→ **WRITTEN TASK**: Go through the data below and gather each line containing "matplotlib".

→ **STORED DATA**:
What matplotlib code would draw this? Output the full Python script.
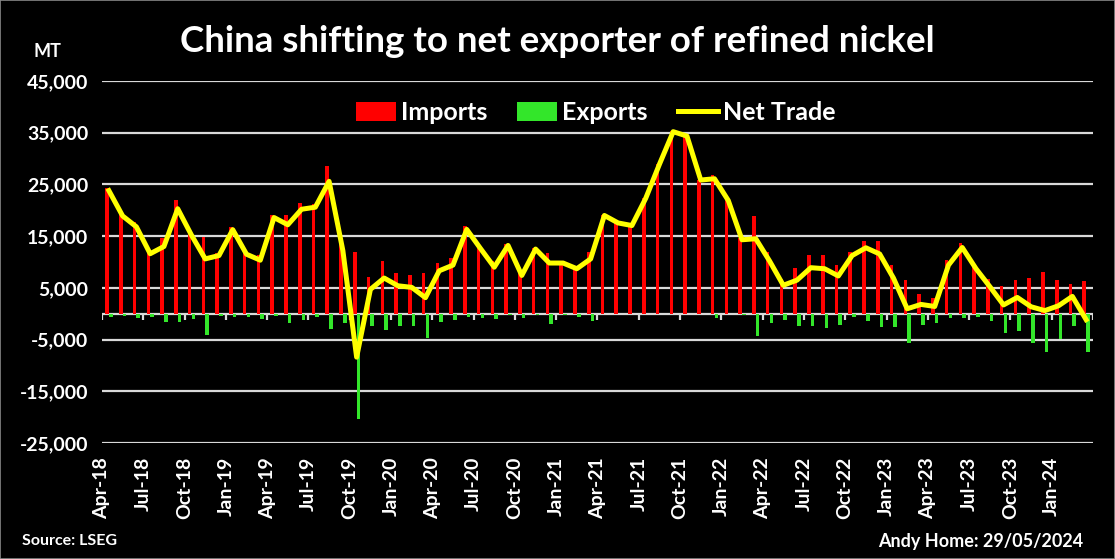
import matplotlib
matplotlib.use("Agg")
import matplotlib.pyplot as plt
import numpy as np
import pandas as pd

plt.rcParams['font.family'] = ['Lato', 'DejaVu Sans']
plt.rcParams['font.weight'] = 'bold'

# monthly refined nickel trade, tonnes (Apr-18 .. Mar-24)
months = pd.date_range('2018-04-01', periods=72, freq='MS').strftime('%b-%y').tolist()

imports = np.array([24400, 19300, 17700, 12200, 14600, 21900, 16200, 14800, 11650, 16850, 12100, 11450,
                    19000, 19000, 21500, 21200, 28600, 14000, 12000, 7100, 10100, 7800, 7400, 7800,
                    9900, 10700, 16900, 13400, 10100, 13400, 8200, 12800, 11800, 10100, 9300, 12000,
                    19100, 17600, 17100, 22400, 29000, 35300, 34400, 25900, 26900, 22000, 14600, 18800,
                    12000, 6800, 8900, 11300, 11450, 9500, 11850, 14150, 14150, 9500, 6600, 3900,
                    3100, 10300, 13600, 9300, 6750, 5450, 6450, 7000, 8000, 6450, 5650, 6250])
exports = np.array([-600, -400, -900, -600, -1600, -1600, -1000, -4200, -400, -600, -600, -1100,
                    -400, -1800, -1300, -600, -3000, -1800, -20400, -2400, -3200, -2400, -2300, -4700,
                    -1600, -1300, -600, -800, -1100, -200, -800, -300, -2000, -300, -600, -1400,
                    -100, -50, -50, -100, -100, -100, -50, -50, -800, -100, -300, -4300,
                    -1800, -1300, -2400, -2400, -2750, -2200, -600, -1400, -2600, -2600, -5650, -2100,
                    -1700, -900, -800, -600, -1500, -3750, -3300, -5650, -7400, -4900, -2300, -7400])
net = imports + exports

yticks = [-25000, -15000, -5000, 5000, 15000, 25000, 35000, 45000]

fig = plt.figure(figsize=(11.15, 5.59), dpi=100, facecolor='black')
fig.patches.append(plt.Rectangle((0, 0), 1, 1, transform=fig.transFigure, fill=False,
                                 edgecolor='#888888', linewidth=1.2))
ax = fig.add_axes([102 / 1115, 1 - 443 / 559, 991 / 1115, 362 / 559])
ax.set_facecolor('black')

x = np.arange(len(months))
b1 = ax.bar(x - 0.135, imports, width=0.26, color='#FF0000', label='Imports', zorder=3)
b2 = ax.bar(x + 0.135, exports, width=0.26, color='#33E62A', label='Exports', zorder=3)
l1, = ax.plot(x, net, color='#FFFF00', linewidth=3.6, label='Net Trade', zorder=4,
              solid_joinstyle='round')

ax.set_xlim(-0.5, len(months) - 0.5)
ax.set_ylim(-25000, 45000)
ax.set_yticks(yticks)
ax.set_yticklabels([f'{v:,}' for v in yticks])
ax.yaxis.grid(True, color='#D9D9D9', linewidth=1.6, zorder=0)
ax.set_axisbelow(True)
ax.tick_params(axis='y', length=0, pad=10, labelsize=14, labelcolor='white')

# zero axis with small tick marks every 3 months
ax.axhline(0, color='#D9D9D9', linewidth=1.6, zorder=2)
tick_pos = np.arange(-0.5, len(months), 3)
ax.vlines(tick_pos, -1300, 0, color='#D9D9D9', linewidth=1.6, zorder=2)

ax.set_xticks(tick_pos[:-1])
ax.set_xticklabels(months[::3], rotation=90)
ax.tick_params(axis='x', length=0, pad=10, labelsize=14, labelcolor='white')

for s in ax.spines.values():
    s.set_visible(False)

leg = ax.legend([b1, b2, l1], ['Imports', 'Exports', 'Net Trade'],
                loc='center', bbox_to_anchor=(0.498, 0.912), ncol=3, frameon=False,
                fontsize=18, handlelength=1.6, handleheight=0.8, handletextpad=0.2,
                columnspacing=1.2)
for t in leg.get_texts():
    t.set_color('white')

fig.text(0.5, 1 - 42 / 559, 'China shifting to net exporter of refined nickel',
         ha='center', va='center', color='white', fontsize=26.5, fontweight='bold')
fig.text(47 / 1115, 1 - 52 / 559, 'MT', ha='center', va='center', color='white',
         fontsize=13, fontweight='bold')
fig.text(22 / 1115, 1 - 541 / 559, 'Source: LSEG', ha='left', va='center', color='white',
         fontsize=11.5, fontweight='bold')
fig.text(1083 / 1115, 1 - 541 / 559, 'Andy Home: 29/05/2024', ha='right', va='center',
         color='white', fontsize=13, fontweight='bold')

fig.savefig('out.png', dpi=100, facecolor='black')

→ **RESPONSE TO THE TASK**:
What matplotlib code would draw this? Output the full Python script.
import matplotlib
matplotlib.use("Agg")
import matplotlib.pyplot as plt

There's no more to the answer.